The difference between being a semi-detached but “full” member and an associate member probably hangs on rather technical questions about the value of being in the single market. And on that subject one of the most persuasive single sentences I have read in the whole course of the campaign came in yesterday’s FT from Brexiter Daniel Hannan: “Why should we merge our political institutions with those of nearby states so as to have a small voice in the setting of standards over a declining proportion of our commerce?”
But for sake of balance I was also impressed by the argument—put forward by one of my fellow waverers, Clare Foges, in the Times—that one of the problems of a Brexit victory is that (perhaps a bit like a Trump presidency) it will not be able to satisfy the domestic expectations it has raised, especially in terms of immigration.
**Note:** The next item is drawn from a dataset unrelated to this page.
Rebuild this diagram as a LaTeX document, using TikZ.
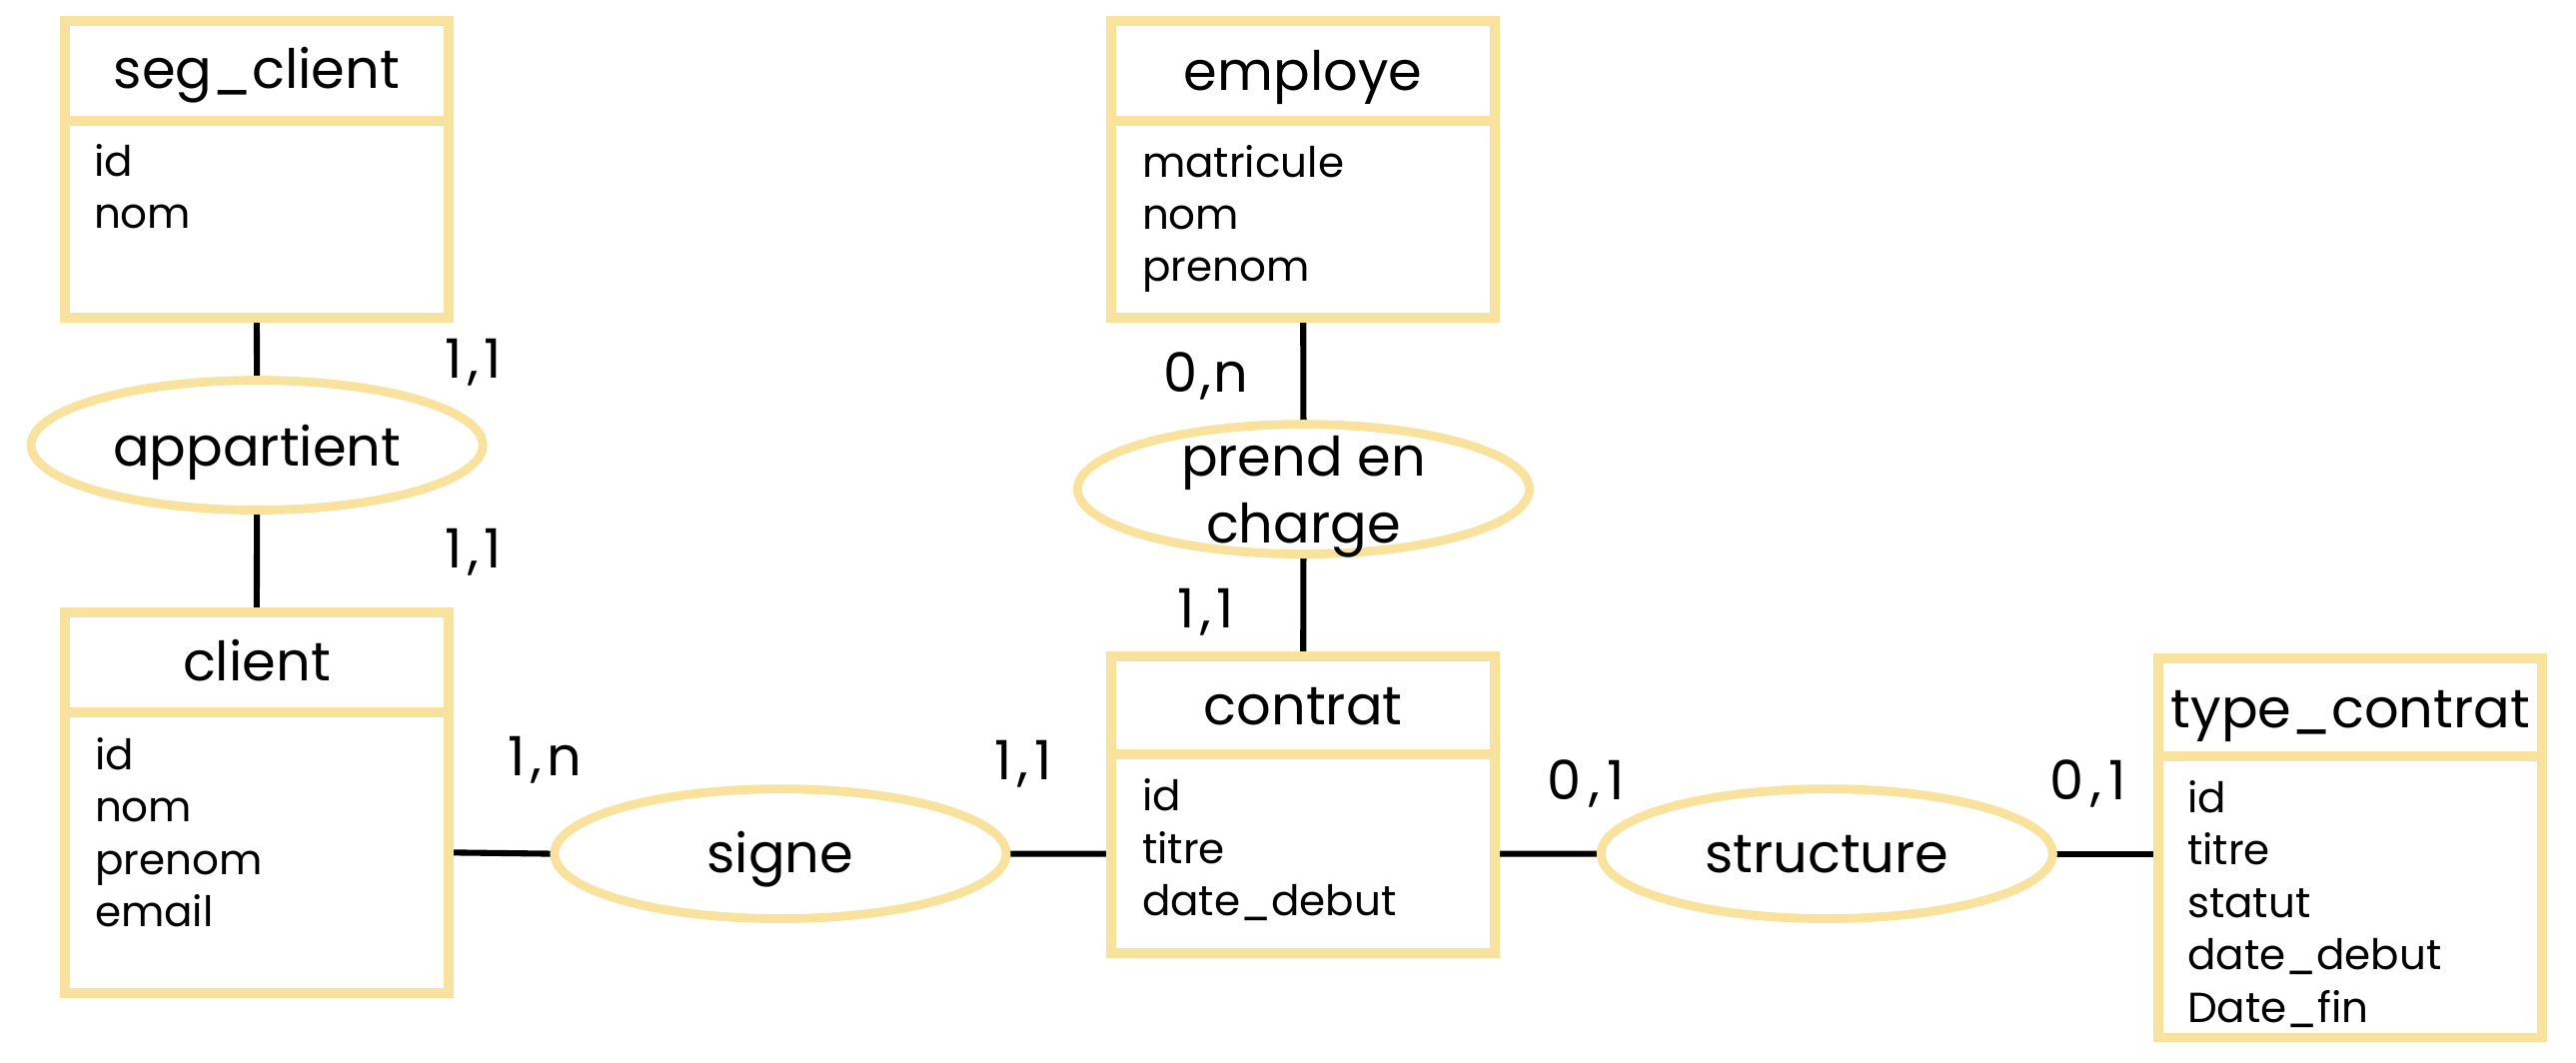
\documentclass[tikz,border=0pt]{standalone}
\usepackage{fontspec}
\setmainfont{Poppins}
\usetikzlibrary{shapes.geometric}
\definecolor{ery}{RGB}{249,226,158}
\pgfdeclarelayer{bg}
\pgfsetlayers{bg,main}
\newcommand{\cardsep}[1]{\kern#1,\kern#1}
\begin{document}
\begin{tikzpicture}[x=1pt,y=-1pt,
  box/.style={draw=ery, line width=6pt, rectangle, inner sep=0pt, outer sep=0pt, anchor=north west, minimum width=233.5pt},
  rel/.style={draw=ery, line width=5.4pt, ellipse, inner sep=0pt, outer sep=0pt, minimum width=275pt, minimum height=79pt},
  link/.style={line width=3.7pt, black},
  title/.style={font=\fontsize{33}{40}\selectfont, anchor=base, inner sep=0pt},
  attr/.style={font=\fontsize{25.6}{31}\selectfont, anchor=base west, inner sep=0pt},
  card/.style={font=\fontsize{33}{38}\selectfont, anchor=base, inner sep=0pt},
  reltxt/.style={font=\fontsize{33}{40}\selectfont, anchor=base, inner sep=0pt}
]
\useasboundingbox (0,0) rectangle (1568,647);

% entities
\node[box, minimum height=60.9pt] (sc-head) at (39.5,12.7) {};
\node[box, minimum height=119.9pt] (sc-body) at (39.5,73.6) {};
\node[box, minimum height=60.4pt] (cl-head) at (39.5,373) {};
\node[box, minimum height=171.2pt] (cl-body) at (39.5,433.4) {};
\node[box, minimum height=60.7pt] (em-head) at (676.5,12.7) {};
\node[box, minimum height=120.1pt] (em-body) at (676.5,73.4) {};
\node[box, minimum height=59.4pt] (co-head) at (676.5,399.8) {};
\node[box, minimum height=121.3pt] (co-body) at (676.5,459.2) {};
\node[box, minimum height=59.7pt] (tc-head) at (1314,400.8) {};
\node[box, minimum height=171.1pt] (tc-body) at (1314,460.5) {};

% relations
\node[rel] (app) at (156.4,271) {};
\node[rel] (pec) at (793.4,297.8) {};
\node[rel] (sig) at (475,519.8) {};
\node[rel] (str) at (1112,519.8) {};

% titles
\node[title] (t-sc) at (156.25,54) {seg\_client};
\node[title] (t-cl) at (156.25,414.6) {client};
\node[title] (t-em) at (793.25,54.8) {employe};
\node[title] (t-co) at (793.25,441) {contrat};
\node[title] (t-tc) at (1430.75,443) {type\_contrat};

% attributes
\foreach \t [count=\i] in {id,nom}
  \node[attr] (a-sc\i) at (57,107.5+31.7*\i-31.7) {\t};
\foreach \t [count=\i] in {id,nom,prenom,email}
  \node[attr] (a-cl\i) at (57.6,468.4+31.9*\i-31.9) {\t};
\foreach \t [count=\i] in {matricule,nom,prenom}
  \node[attr] (a-em\i) at (695,108+31.5*\i-31.5) {\t};
\foreach \t [count=\i] in {id,titre,date\_debut}
  \node[attr] (a-co\i) at (695,493.7+31.9*\i-31.9) {\t};
\foreach \t [count=\i] in {id,titre,statut,date\_debut,Date\_fin}
  \node[attr] (a-tc\i) at (1331.3,494.7+31.9*\i-31.9) {\t};

% relation texts
\node[reltxt] (r-app) at (156.4,283.5) {appartient};
\node[reltxt] (r-pec1) at (793.4,289.6) {prend en};
\node[reltxt] (r-pec2) at (793.4,330.6) {charge};
\node[reltxt] (r-sig) at (475,531) {signe};
\node[reltxt] (r-str) at (1112,531) {structure};

% cardinalities
\node[card] (c1) at (288,230) {1\cardsep{3.5pt}1};
\node[card] (c2) at (288,346) {1\cardsep{3.5pt}1};
\node[card] (c3) at (331.7,472.4) {1\cardsep{3.5pt}n};
\node[card] (c4) at (623,474.5) {1\cardsep{3.5pt}1};
\node[card] (c5) at (734,239) {0\cardsep{1.5pt}n};
\node[card] (c6) at (734,382.5) {1\cardsep{3.5pt}1};
\node[card] (c7) at (965.5,487) {0\cardsep{4.5pt}1};
\node[card] (c8) at (1271,487) {0\cardsep{4.5pt}1};

% connectors
\begin{pgfonlayer}{bg}
\draw[link] (sc-body.south) -- (app.north);
\draw[link] (app.south) -- (cl-head.north);
\draw[link] (cl-body.east) -- (sig.west);
\draw[link] (sig.east) -- (co-body.west);
\draw[link] (em-body.south) -- (pec.north);
\draw[link] (pec.south) -- (co-head.north);
\draw[link] (co-body.east) -- (str.west);
\draw[link] (str.east) -- (tc-body.west |- str.east);
\end{pgfonlayer}
\end{tikzpicture}
\end{document}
Both the economic and political impacts are very hard to predict—the economics probably favours “Remain” but the politics is even harder to guess. Would our voting to stay by just a small margin lead to a pause and re-think and the evolution towards a looser EU that is more respectful of nation states? If so I would happily vote “Remain.” But might it require us to actually vote to leave by a small margin to give the EU the kick it needs—and the changes wanted by probably 70 or 80 per cent of EU citizens. The Brexit paradox: it is only be leaving that we can help to bring into being an EU we would like to rejoin.
A final, rather Brexit inclined, thought. If the EU is wise and responds with respect to our decision to leave and become an associate member then the economic disruption will be minimal and we will have won some political freedom at a low cost. If on the other hand the EU behaves vindictively and tries to maximise the economic and other costs to the UK, partly as a warning to others, then that suggests that the kind of reforms to the EU that even many “Remainers” want would be very hard to achieve.
In any case I do not want the Brexit vote to be much less than 49 per cent, in order to keep up the momentum for reform, but do I really want them to poll 50 per cent plus one vote? I only have six hours left to decide.